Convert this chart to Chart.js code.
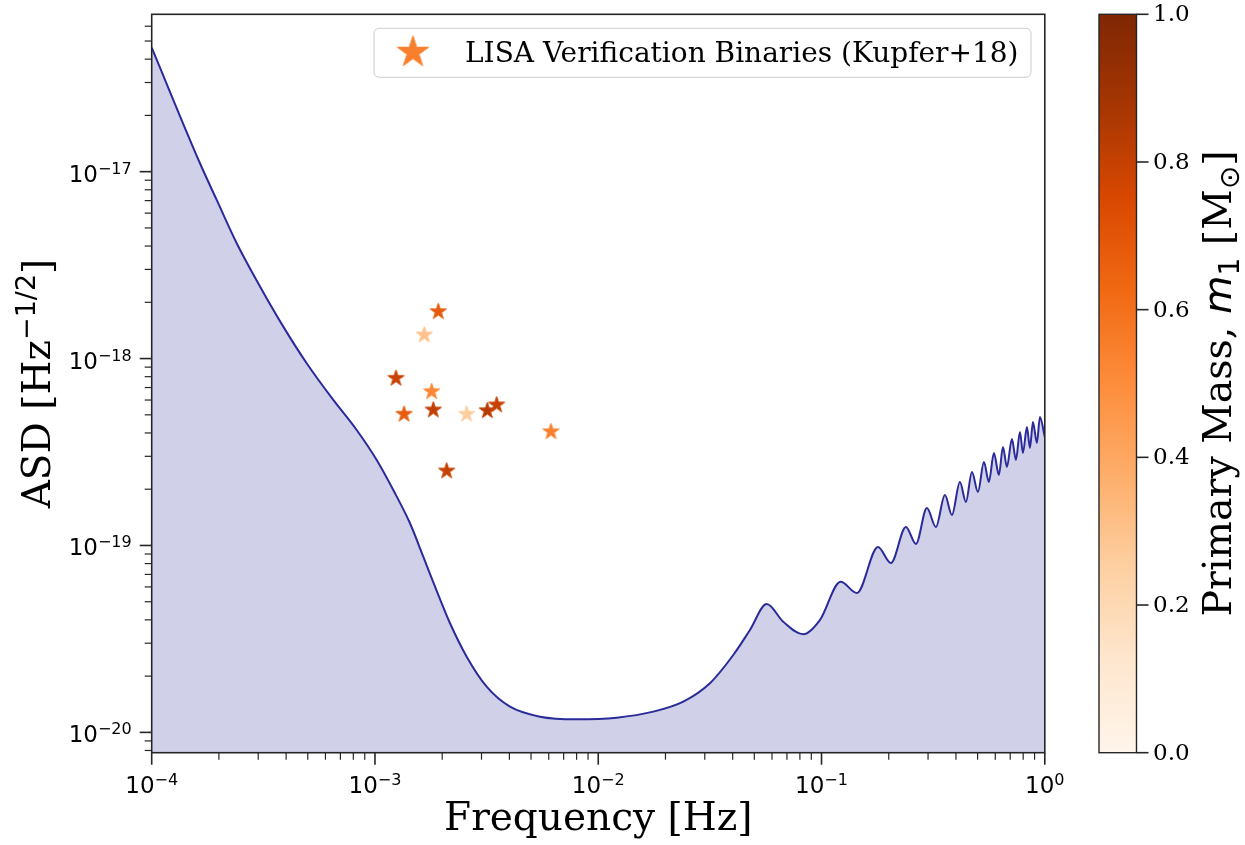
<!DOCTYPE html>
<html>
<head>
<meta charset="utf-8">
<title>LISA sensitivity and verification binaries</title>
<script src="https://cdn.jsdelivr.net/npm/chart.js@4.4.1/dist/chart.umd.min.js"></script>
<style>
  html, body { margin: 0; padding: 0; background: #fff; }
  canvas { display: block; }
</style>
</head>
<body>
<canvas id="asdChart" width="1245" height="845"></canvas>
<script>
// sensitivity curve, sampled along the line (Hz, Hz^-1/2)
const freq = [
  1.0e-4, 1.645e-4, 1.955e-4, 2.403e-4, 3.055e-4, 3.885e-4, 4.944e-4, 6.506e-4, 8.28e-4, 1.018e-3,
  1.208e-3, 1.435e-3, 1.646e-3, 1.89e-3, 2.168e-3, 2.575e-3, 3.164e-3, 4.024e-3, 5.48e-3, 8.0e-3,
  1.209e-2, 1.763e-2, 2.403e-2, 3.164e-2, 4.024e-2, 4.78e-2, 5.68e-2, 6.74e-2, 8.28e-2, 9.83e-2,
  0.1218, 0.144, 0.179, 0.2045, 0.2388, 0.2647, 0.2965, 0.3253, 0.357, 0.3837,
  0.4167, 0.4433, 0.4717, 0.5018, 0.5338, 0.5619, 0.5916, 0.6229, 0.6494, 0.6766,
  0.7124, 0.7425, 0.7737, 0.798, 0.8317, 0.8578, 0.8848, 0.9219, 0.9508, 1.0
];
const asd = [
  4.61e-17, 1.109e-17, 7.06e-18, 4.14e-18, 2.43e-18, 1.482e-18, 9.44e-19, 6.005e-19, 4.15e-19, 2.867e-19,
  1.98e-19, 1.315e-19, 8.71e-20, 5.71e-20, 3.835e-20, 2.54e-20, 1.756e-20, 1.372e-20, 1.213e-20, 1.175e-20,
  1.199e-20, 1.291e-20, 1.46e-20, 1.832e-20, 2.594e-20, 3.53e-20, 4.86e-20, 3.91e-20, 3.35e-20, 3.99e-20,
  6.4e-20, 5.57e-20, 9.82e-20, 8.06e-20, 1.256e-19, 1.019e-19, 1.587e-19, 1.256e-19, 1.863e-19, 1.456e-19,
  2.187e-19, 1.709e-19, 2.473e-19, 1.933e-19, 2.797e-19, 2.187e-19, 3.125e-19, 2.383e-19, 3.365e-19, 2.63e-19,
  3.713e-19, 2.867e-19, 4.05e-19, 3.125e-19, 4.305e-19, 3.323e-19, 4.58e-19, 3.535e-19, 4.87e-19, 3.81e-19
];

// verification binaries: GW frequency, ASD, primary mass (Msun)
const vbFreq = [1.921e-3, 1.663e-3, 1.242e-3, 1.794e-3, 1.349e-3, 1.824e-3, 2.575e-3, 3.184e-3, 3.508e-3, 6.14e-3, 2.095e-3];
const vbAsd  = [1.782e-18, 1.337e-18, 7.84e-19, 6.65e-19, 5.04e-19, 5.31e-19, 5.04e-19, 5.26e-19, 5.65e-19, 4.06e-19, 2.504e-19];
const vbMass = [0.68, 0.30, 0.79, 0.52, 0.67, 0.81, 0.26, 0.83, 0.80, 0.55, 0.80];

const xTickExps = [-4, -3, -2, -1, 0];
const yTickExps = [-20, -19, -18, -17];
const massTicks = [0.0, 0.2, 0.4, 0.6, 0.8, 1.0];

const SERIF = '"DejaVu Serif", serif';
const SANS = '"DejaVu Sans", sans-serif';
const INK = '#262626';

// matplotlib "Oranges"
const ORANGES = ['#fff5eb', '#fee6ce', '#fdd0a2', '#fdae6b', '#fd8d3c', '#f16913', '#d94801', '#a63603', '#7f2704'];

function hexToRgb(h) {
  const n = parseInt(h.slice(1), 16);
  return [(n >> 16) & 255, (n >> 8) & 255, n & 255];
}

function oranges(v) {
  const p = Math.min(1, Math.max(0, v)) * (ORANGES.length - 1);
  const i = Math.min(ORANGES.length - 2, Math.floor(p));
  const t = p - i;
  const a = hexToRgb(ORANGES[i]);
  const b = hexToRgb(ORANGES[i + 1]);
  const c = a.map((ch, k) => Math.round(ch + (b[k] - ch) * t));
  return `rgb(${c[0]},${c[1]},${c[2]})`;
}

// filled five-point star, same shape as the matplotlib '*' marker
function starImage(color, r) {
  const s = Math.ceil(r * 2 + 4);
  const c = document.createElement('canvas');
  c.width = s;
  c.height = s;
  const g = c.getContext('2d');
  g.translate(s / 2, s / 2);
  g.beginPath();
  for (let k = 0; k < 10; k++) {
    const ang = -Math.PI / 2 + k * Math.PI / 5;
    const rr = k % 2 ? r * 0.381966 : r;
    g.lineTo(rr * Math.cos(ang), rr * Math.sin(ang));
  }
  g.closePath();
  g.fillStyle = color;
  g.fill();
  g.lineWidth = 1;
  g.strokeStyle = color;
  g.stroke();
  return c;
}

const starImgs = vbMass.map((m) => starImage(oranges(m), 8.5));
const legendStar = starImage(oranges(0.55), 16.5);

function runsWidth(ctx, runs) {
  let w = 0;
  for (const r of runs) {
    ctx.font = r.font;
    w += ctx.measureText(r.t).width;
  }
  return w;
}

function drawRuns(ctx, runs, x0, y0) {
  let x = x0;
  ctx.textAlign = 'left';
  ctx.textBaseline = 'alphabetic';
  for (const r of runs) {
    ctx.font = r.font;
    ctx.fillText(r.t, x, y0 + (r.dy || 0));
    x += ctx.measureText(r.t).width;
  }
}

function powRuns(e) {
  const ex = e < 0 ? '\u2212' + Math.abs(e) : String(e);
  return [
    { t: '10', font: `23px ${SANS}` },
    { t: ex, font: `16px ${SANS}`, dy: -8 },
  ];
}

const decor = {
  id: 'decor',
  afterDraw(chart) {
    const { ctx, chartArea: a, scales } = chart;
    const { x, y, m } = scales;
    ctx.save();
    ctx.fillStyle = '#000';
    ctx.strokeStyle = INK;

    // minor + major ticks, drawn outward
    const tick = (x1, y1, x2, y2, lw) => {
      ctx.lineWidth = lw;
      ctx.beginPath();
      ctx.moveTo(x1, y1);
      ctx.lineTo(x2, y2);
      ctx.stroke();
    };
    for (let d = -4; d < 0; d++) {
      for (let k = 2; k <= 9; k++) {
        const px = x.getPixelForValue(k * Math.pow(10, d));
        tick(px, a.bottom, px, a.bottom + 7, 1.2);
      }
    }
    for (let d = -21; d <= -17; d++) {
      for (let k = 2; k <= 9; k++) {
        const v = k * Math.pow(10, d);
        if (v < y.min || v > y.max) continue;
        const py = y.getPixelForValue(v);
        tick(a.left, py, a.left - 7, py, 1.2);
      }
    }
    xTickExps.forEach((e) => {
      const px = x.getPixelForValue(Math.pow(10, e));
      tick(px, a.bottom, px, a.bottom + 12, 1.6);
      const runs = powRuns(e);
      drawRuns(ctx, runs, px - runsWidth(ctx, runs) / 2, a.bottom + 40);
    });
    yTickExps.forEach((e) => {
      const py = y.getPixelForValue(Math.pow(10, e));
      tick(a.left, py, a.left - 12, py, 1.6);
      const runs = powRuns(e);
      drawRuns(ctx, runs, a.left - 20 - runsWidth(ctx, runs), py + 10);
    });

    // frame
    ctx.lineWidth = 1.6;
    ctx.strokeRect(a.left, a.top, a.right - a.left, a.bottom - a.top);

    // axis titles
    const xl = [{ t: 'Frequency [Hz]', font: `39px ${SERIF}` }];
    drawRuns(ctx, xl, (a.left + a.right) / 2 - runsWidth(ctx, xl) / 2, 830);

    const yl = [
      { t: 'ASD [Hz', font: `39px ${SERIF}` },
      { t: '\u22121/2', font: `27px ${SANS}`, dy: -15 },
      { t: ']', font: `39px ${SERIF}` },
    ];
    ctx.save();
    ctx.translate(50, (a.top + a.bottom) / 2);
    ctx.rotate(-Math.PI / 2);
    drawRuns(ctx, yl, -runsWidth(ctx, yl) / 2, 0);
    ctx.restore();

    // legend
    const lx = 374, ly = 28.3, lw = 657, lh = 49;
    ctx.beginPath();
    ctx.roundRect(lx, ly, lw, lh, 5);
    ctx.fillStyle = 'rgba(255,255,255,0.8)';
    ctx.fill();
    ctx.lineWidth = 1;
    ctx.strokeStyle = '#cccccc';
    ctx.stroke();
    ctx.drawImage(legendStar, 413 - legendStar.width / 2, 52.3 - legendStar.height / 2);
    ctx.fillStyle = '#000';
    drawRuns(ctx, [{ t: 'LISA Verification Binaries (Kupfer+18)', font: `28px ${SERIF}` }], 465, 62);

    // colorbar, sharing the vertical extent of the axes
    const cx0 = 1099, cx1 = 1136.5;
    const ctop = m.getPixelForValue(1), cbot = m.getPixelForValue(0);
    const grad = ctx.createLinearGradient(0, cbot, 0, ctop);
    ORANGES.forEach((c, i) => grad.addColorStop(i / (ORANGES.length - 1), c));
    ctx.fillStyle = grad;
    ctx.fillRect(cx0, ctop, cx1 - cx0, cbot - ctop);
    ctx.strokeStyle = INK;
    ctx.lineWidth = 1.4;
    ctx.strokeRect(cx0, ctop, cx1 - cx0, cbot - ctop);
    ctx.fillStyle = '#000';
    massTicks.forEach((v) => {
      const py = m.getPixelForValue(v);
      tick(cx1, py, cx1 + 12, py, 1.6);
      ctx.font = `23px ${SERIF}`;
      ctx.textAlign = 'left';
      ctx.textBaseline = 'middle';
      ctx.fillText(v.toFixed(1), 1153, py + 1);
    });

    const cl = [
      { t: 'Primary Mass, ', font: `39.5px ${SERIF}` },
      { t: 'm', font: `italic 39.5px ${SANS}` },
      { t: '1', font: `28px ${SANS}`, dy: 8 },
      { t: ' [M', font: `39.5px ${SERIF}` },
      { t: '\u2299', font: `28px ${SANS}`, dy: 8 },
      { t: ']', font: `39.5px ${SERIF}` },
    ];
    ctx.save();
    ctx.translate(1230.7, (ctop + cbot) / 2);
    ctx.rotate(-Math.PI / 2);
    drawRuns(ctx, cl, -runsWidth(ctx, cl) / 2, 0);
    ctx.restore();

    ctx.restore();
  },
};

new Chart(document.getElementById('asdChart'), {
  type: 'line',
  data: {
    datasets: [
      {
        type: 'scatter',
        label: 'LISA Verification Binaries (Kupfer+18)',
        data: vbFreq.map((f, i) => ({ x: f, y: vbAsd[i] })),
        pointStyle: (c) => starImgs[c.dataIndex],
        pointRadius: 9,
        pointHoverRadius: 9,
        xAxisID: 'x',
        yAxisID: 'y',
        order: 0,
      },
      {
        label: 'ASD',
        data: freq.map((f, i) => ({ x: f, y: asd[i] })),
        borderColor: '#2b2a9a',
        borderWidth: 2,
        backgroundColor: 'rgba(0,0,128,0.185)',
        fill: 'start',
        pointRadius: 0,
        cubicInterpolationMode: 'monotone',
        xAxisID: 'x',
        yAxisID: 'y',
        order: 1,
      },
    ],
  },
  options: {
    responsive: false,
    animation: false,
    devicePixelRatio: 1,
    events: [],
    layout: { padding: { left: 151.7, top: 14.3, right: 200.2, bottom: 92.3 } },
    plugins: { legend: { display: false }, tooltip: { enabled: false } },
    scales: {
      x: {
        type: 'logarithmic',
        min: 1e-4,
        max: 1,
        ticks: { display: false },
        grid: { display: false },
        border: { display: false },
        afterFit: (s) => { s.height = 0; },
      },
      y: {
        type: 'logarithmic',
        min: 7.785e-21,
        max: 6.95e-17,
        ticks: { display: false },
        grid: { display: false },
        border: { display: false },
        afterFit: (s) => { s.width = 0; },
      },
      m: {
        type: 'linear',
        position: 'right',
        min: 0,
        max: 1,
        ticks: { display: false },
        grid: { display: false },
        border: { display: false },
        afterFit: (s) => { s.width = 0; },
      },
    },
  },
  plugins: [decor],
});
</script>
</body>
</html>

◆ **SET TASK**
Pictures are excluded: retype only the lines from the beginning of the listing above through the line with "0.80, 0.55, 0.80];", both included.

◆ **CORRECT RESULT**
Convert this chart to Chart.js code.
<!DOCTYPE html>
<html>
<head>
<meta charset="utf-8">
<title>LISA sensitivity and verification binaries</title>
<script src="https://cdn.jsdelivr.net/npm/chart.js@4.4.1/dist/chart.umd.min.js"></script>
<style>
  html, body { margin: 0; padding: 0; background: #fff; }
  canvas { display: block; }
</style>
</head>
<body>
<canvas id="asdChart" width="1245" height="845"></canvas>
<script>
// sensitivity curve, sampled along the line (Hz, Hz^-1/2)
const freq = [
  1.0e-4, 1.645e-4, 1.955e-4, 2.403e-4, 3.055e-4, 3.885e-4, 4.944e-4, 6.506e-4, 8.28e-4, 1.018e-3,
  1.208e-3, 1.435e-3, 1.646e-3, 1.89e-3, 2.168e-3, 2.575e-3, 3.164e-3, 4.024e-3, 5.48e-3, 8.0e-3,
  1.209e-2, 1.763e-2, 2.403e-2, 3.164e-2, 4.024e-2, 4.78e-2, 5.68e-2, 6.74e-2, 8.28e-2, 9.83e-2,
  0.1218, 0.144, 0.179, 0.2045, 0.2388, 0.2647, 0.2965, 0.3253, 0.357, 0.3837,
  0.4167, 0.4433, 0.4717, 0.5018, 0.5338, 0.5619, 0.5916, 0.6229, 0.6494, 0.6766,
  0.7124, 0.7425, 0.7737, 0.798, 0.8317, 0.8578, 0.8848, 0.9219, 0.9508, 1.0
];
const asd = [
  4.61e-17, 1.109e-17, 7.06e-18, 4.14e-18, 2.43e-18, 1.482e-18, 9.44e-19, 6.005e-19, 4.15e-19, 2.867e-19,
  1.98e-19, 1.315e-19, 8.71e-20, 5.71e-20, 3.835e-20, 2.54e-20, 1.756e-20, 1.372e-20, 1.213e-20, 1.175e-20,
  1.199e-20, 1.291e-20, 1.46e-20, 1.832e-20, 2.594e-20, 3.53e-20, 4.86e-20, 3.91e-20, 3.35e-20, 3.99e-20,
  6.4e-20, 5.57e-20, 9.82e-20, 8.06e-20, 1.256e-19, 1.019e-19, 1.587e-19, 1.256e-19, 1.863e-19, 1.456e-19,
  2.187e-19, 1.709e-19, 2.473e-19, 1.933e-19, 2.797e-19, 2.187e-19, 3.125e-19, 2.383e-19, 3.365e-19, 2.63e-19,
  3.713e-19, 2.867e-19, 4.05e-19, 3.125e-19, 4.305e-19, 3.323e-19, 4.58e-19, 3.535e-19, 4.87e-19, 3.81e-19
];

// verification binaries: GW frequency, ASD, primary mass (Msun)
const vbFreq = [1.921e-3, 1.663e-3, 1.242e-3, 1.794e-3, 1.349e-3, 1.824e-3, 2.575e-3, 3.184e-3, 3.508e-3, 6.14e-3, 2.095e-3];
const vbAsd  = [1.782e-18, 1.337e-18, 7.84e-19, 6.65e-19, 5.04e-19, 5.31e-19, 5.04e-19, 5.26e-19, 5.65e-19, 4.06e-19, 2.504e-19];
const vbMass = [0.68, 0.30, 0.79, 0.52, 0.67, 0.81, 0.26, 0.83, 0.80, 0.55, 0.80];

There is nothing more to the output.